| WORK TO DO |
Carry none of the pictures over; write out the complete data exactly.

| DATA LINES |
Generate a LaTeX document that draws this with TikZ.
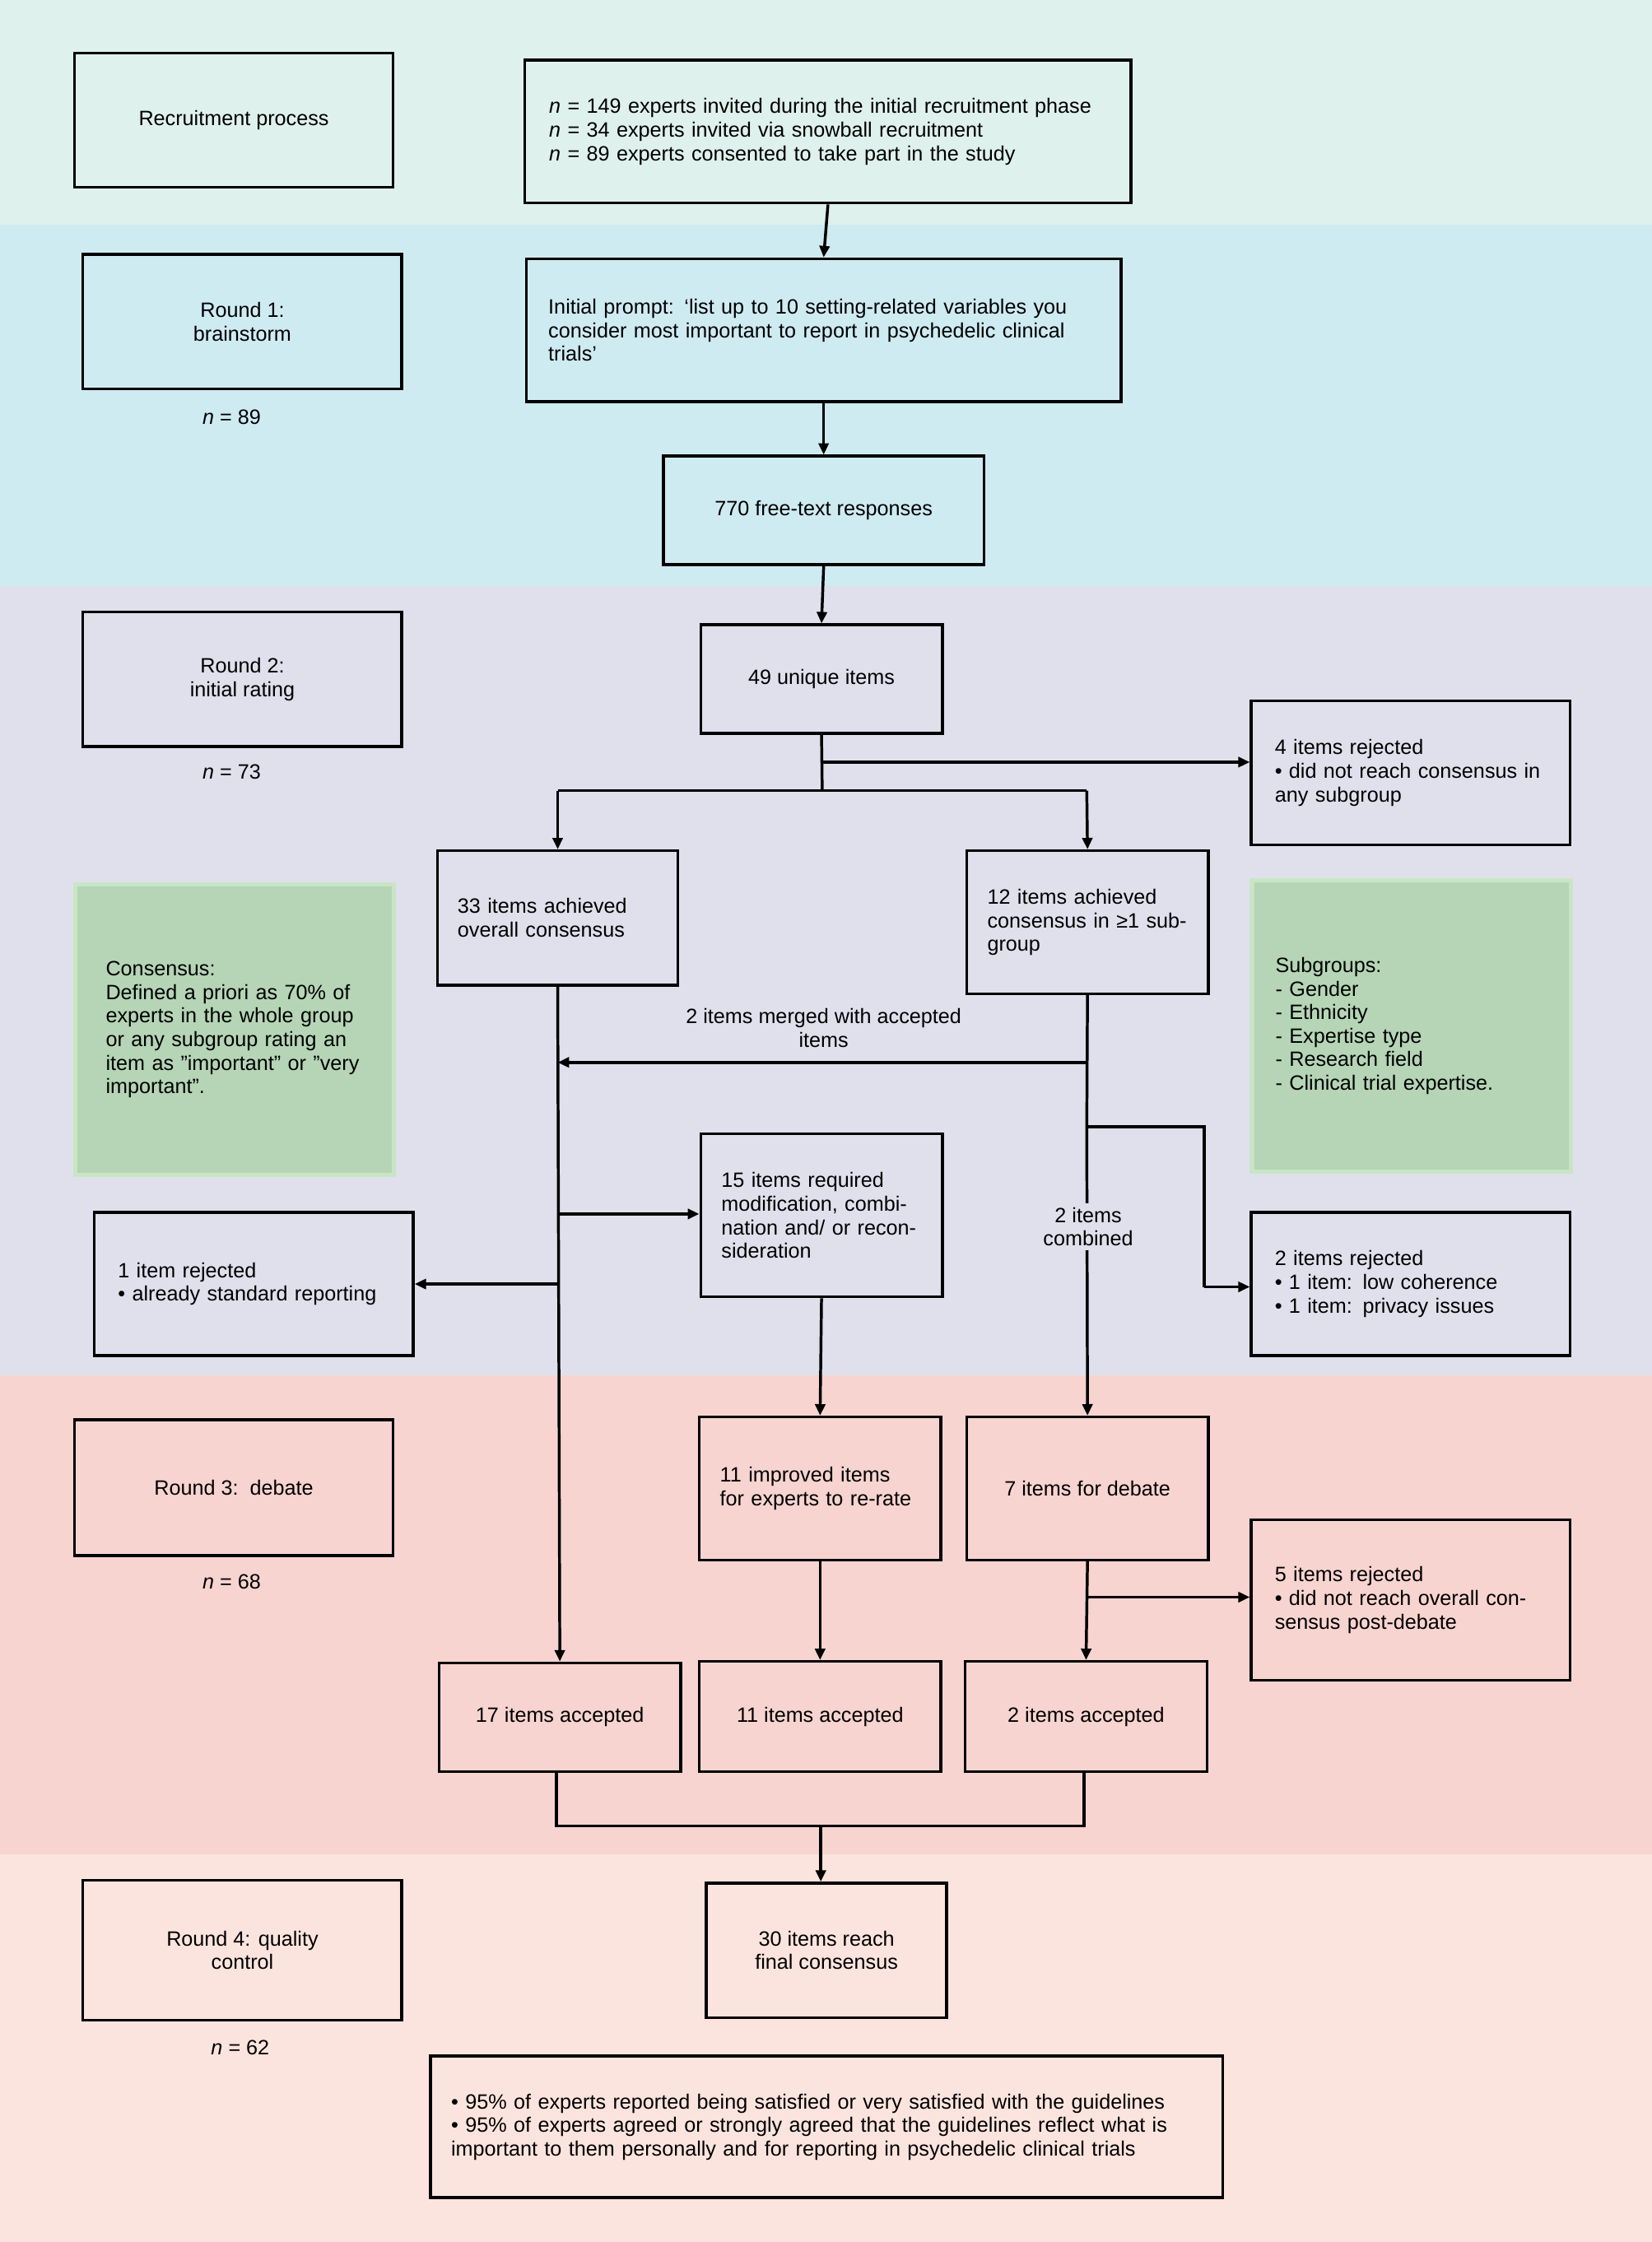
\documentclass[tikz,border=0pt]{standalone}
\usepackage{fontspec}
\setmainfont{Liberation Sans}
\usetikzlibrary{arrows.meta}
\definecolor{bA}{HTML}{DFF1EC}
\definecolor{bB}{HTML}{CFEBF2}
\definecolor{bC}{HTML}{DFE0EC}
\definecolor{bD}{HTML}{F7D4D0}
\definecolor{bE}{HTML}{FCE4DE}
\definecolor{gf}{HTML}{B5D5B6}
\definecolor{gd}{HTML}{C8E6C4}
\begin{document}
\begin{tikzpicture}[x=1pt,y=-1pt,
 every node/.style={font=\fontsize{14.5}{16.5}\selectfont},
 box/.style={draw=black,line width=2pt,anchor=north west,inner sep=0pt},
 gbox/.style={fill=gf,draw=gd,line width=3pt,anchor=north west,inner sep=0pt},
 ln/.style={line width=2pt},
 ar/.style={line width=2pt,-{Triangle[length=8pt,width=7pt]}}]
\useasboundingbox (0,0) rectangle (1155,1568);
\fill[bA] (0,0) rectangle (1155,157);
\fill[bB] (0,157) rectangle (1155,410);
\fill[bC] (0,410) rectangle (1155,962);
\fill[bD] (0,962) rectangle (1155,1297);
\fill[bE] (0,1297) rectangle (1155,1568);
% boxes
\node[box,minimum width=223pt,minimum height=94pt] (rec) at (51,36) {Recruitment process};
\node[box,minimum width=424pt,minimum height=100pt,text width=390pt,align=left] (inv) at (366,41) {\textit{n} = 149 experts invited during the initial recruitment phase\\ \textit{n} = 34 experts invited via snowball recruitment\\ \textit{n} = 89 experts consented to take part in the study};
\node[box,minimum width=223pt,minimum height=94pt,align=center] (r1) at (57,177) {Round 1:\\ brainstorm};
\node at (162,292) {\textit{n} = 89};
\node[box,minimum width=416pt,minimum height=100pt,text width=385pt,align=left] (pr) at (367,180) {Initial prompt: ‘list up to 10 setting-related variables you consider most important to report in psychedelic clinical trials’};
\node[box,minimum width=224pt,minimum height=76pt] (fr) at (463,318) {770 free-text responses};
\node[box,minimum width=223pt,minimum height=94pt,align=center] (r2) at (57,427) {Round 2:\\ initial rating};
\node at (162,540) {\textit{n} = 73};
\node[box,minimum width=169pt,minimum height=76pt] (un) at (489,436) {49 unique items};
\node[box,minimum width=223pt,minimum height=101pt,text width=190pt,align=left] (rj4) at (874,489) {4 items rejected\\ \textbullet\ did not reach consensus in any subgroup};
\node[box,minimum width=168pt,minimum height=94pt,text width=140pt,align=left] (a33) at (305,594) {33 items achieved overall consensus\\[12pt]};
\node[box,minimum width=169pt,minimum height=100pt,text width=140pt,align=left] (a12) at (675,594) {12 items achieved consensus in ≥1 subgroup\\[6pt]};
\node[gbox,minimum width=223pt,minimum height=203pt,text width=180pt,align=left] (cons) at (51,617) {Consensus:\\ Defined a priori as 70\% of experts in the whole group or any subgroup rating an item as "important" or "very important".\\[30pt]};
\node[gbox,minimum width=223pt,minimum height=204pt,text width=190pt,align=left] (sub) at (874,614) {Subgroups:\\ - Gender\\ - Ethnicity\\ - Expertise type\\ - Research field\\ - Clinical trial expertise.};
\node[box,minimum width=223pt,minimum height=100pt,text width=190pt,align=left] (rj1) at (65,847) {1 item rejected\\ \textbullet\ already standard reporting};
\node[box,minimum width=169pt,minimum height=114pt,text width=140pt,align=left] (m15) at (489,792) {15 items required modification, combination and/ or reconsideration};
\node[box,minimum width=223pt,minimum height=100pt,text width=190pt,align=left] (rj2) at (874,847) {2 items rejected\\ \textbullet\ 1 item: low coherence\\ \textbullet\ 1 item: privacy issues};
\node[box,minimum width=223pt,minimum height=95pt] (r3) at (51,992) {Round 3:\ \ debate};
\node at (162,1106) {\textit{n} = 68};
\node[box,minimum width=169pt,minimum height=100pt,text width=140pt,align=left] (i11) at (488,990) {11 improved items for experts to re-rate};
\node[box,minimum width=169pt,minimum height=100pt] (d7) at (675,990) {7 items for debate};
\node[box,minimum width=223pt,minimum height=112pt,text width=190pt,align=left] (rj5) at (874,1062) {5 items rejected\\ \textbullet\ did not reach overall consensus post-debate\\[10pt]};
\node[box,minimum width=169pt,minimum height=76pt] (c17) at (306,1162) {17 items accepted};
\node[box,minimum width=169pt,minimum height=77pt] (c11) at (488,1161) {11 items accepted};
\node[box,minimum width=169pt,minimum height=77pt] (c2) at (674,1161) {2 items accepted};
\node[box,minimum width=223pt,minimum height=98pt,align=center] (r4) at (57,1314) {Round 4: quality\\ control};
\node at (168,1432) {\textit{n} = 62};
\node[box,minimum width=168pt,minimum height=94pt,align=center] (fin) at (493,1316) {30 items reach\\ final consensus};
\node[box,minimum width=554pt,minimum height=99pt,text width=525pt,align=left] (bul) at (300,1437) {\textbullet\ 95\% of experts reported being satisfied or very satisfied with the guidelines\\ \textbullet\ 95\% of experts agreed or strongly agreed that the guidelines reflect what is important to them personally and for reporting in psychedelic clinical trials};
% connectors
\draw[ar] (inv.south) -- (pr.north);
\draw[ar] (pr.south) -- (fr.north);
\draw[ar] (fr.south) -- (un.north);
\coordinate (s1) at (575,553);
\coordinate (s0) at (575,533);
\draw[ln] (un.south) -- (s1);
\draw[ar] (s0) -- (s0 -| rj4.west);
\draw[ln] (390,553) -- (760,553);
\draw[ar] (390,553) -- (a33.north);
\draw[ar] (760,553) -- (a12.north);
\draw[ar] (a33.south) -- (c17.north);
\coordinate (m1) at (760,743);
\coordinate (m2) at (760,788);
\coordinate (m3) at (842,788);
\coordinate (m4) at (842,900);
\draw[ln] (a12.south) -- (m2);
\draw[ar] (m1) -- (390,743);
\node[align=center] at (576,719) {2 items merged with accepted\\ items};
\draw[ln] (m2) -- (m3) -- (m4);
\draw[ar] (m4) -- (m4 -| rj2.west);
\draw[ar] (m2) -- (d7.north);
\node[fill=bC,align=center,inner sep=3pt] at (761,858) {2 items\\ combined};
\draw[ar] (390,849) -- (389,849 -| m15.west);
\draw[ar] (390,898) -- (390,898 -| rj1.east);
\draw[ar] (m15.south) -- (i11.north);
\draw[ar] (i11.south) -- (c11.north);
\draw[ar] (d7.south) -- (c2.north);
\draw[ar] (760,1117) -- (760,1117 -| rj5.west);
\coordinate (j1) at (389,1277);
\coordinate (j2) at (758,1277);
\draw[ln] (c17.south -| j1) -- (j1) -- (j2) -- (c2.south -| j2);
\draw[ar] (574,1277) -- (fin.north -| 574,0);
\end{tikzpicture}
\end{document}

| RESULT BELOW |
Generate a LaTeX document that draws this with TikZ.
\documentclass[tikz,border=0pt]{standalone}
\usepackage{fontspec}
\setmainfont{Liberation Sans}
\usetikzlibrary{arrows.meta}
\definecolor{bA}{HTML}{DFF1EC}
\definecolor{bB}{HTML}{CFEBF2}
\definecolor{bC}{HTML}{DFE0EC}
\definecolor{bD}{HTML}{F7D4D0}
\definecolor{bE}{HTML}{FCE4DE}
\definecolor{gf}{HTML}{B5D5B6}
\definecolor{gd}{HTML}{C8E6C4}
\begin{document}
\begin{tikzpicture}[x=1pt,y=-1pt,
 every node/.style={font=\fontsize{14.5}{16.5}\selectfont},
 box/.style={draw=black,line width=2pt,anchor=north west,inner sep=0pt},
 gbox/.style={fill=gf,draw=gd,line width=3pt,anchor=north west,inner sep=0pt},
 ln/.style={line width=2pt},
 ar/.style={line width=2pt,-{Triangle[length=8pt,width=7pt]}}]
\useasboundingbox (0,0) rectangle (1155,1568);
\fill[bA] (0,0) rectangle (1155,157);
\fill[bB] (0,157) rectangle (1155,410);
\fill[bC] (0,410) rectangle (1155,962);
\fill[bD] (0,962) rectangle (1155,1297);
\fill[bE] (0,1297) rectangle (1155,1568);
% boxes
\node[box,minimum width=223pt,minimum height=94pt] (rec) at (51,36) {Recruitment process};
\node[box,minimum width=424pt,minimum height=100pt,text width=390pt,align=left] (inv) at (366,41) {\textit{n} = 149 experts invited during the initial recruitment phase\\ \textit{n} = 34 experts invited via snowball recruitment\\ \textit{n} = 89 experts consented to take part in the study};
\node[box,minimum width=223pt,minimum height=94pt,align=center] (r1) at (57,177) {Round 1:\\ brainstorm};
\node at (162,292) {\textit{n} = 89};
\node[box,minimum width=416pt,minimum height=100pt,text width=385pt,align=left] (pr) at (367,180) {Initial prompt: ‘list up to 10 setting-related variables you consider most important to report in psychedelic clinical trials’};
\node[box,minimum width=224pt,minimum height=76pt] (fr) at (463,318) {770 free-text responses};
\node[box,minimum width=223pt,minimum height=94pt,align=center] (r2) at (57,427) {Round 2:\\ initial rating};
\node at (162,540) {\textit{n} = 73};
\node[box,minimum width=169pt,minimum height=76pt] (un) at (489,436) {49 unique items};
\node[box,minimum width=223pt,minimum height=101pt,text width=190pt,align=left] (rj4) at (874,489) {4 items rejected\\ \textbullet\ did not reach consensus in any subgroup};
\node[box,minimum width=168pt,minimum height=94pt,text width=140pt,align=left] (a33) at (305,594) {33 items achieved overall consensus\\[12pt]};
\node[box,minimum width=169pt,minimum height=100pt,text width=140pt,align=left] (a12) at (675,594) {12 items achieved consensus in ≥1 subgroup\\[6pt]};
\node[gbox,minimum width=223pt,minimum height=203pt,text width=180pt,align=left] (cons) at (51,617) {Consensus:\\ Defined a priori as 70\% of experts in the whole group or any subgroup rating an item as "important" or "very important".\\[30pt]};
\node[gbox,minimum width=223pt,minimum height=204pt,text width=190pt,align=left] (sub) at (874,614) {Subgroups:\\ - Gender\\ - Ethnicity\\ - Expertise type\\ - Research field\\ - Clinical trial expertise.};
\node[box,minimum width=223pt,minimum height=100pt,text width=190pt,align=left] (rj1) at (65,847) {1 item rejected\\ \textbullet\ already standard reporting};
\node[box,minimum width=169pt,minimum height=114pt,text width=140pt,align=left] (m15) at (489,792) {15 items required modification, combination and/ or reconsideration};
\node[box,minimum width=223pt,minimum height=100pt,text width=190pt,align=left] (rj2) at (874,847) {2 items rejected\\ \textbullet\ 1 item: low coherence\\ \textbullet\ 1 item: privacy issues};
\node[box,minimum width=223pt,minimum height=95pt] (r3) at (51,992) {Round 3:\ \ debate};
\node at (162,1106) {\textit{n} = 68};
\node[box,minimum width=169pt,minimum height=100pt,text width=140pt,align=left] (i11) at (488,990) {11 improved items for experts to re-rate};
\node[box,minimum width=169pt,minimum height=100pt] (d7) at (675,990) {7 items for debate};
\node[box,minimum width=223pt,minimum height=112pt,text width=190pt,align=left] (rj5) at (874,1062) {5 items rejected\\ \textbullet\ did not reach overall consensus post-debate\\[10pt]};
\node[box,minimum width=169pt,minimum height=76pt] (c17) at (306,1162) {17 items accepted};
\node[box,minimum width=169pt,minimum height=77pt] (c11) at (488,1161) {11 items accepted};
\node[box,minimum width=169pt,minimum height=77pt] (c2) at (674,1161) {2 items accepted};
\node[box,minimum width=223pt,minimum height=98pt,align=center] (r4) at (57,1314) {Round 4: quality\\ control};
\node at (168,1432) {\textit{n} = 62};
\node[box,minimum width=168pt,minimum height=94pt,align=center] (fin) at (493,1316) {30 items reach\\ final consensus};
\node[box,minimum width=554pt,minimum height=99pt,text width=525pt,align=left] (bul) at (300,1437) {\textbullet\ 95\% of experts reported being satisfied or very satisfied with the guidelines\\ \textbullet\ 95\% of experts agreed or strongly agreed that the guidelines reflect what is important to them personally and for reporting in psychedelic clinical trials};
% connectors
\draw[ar] (inv.south) -- (pr.north);
\draw[ar] (pr.south) -- (fr.north);
\draw[ar] (fr.south) -- (un.north);
\coordinate (s1) at (575,553);
\coordinate (s0) at (575,533);
\draw[ln] (un.south) -- (s1);
\draw[ar] (s0) -- (s0 -| rj4.west);
\draw[ln] (390,553) -- (760,553);
\draw[ar] (390,553) -- (a33.north);
\draw[ar] (760,553) -- (a12.north);
\draw[ar] (a33.south) -- (c17.north);
\coordinate (m1) at (760,743);
\coordinate (m2) at (760,788);
\coordinate (m3) at (842,788);
\coordinate (m4) at (842,900);
\draw[ln] (a12.south) -- (m2);
\draw[ar] (m1) -- (390,743);
\node[align=center] at (576,719) {2 items merged with accepted\\ items};
\draw[ln] (m2) -- (m3) -- (m4);
\draw[ar] (m4) -- (m4 -| rj2.west);
\draw[ar] (m2) -- (d7.north);
\node[fill=bC,align=center,inner sep=3pt] at (761,858) {2 items\\ combined};
\draw[ar] (390,849) -- (389,849 -| m15.west);
\draw[ar] (390,898) -- (390,898 -| rj1.east);
\draw[ar] (m15.south) -- (i11.north);
\draw[ar] (i11.south) -- (c11.north);
\draw[ar] (d7.south) -- (c2.north);
\draw[ar] (760,1117) -- (760,1117 -| rj5.west);
\coordinate (j1) at (389,1277);
\coordinate (j2) at (758,1277);
\draw[ln] (c17.south -| j1) -- (j1) -- (j2) -- (c2.south -| j2);
\draw[ar] (574,1277) -- (fin.north -| 574,0);
\end{tikzpicture}
\end{document}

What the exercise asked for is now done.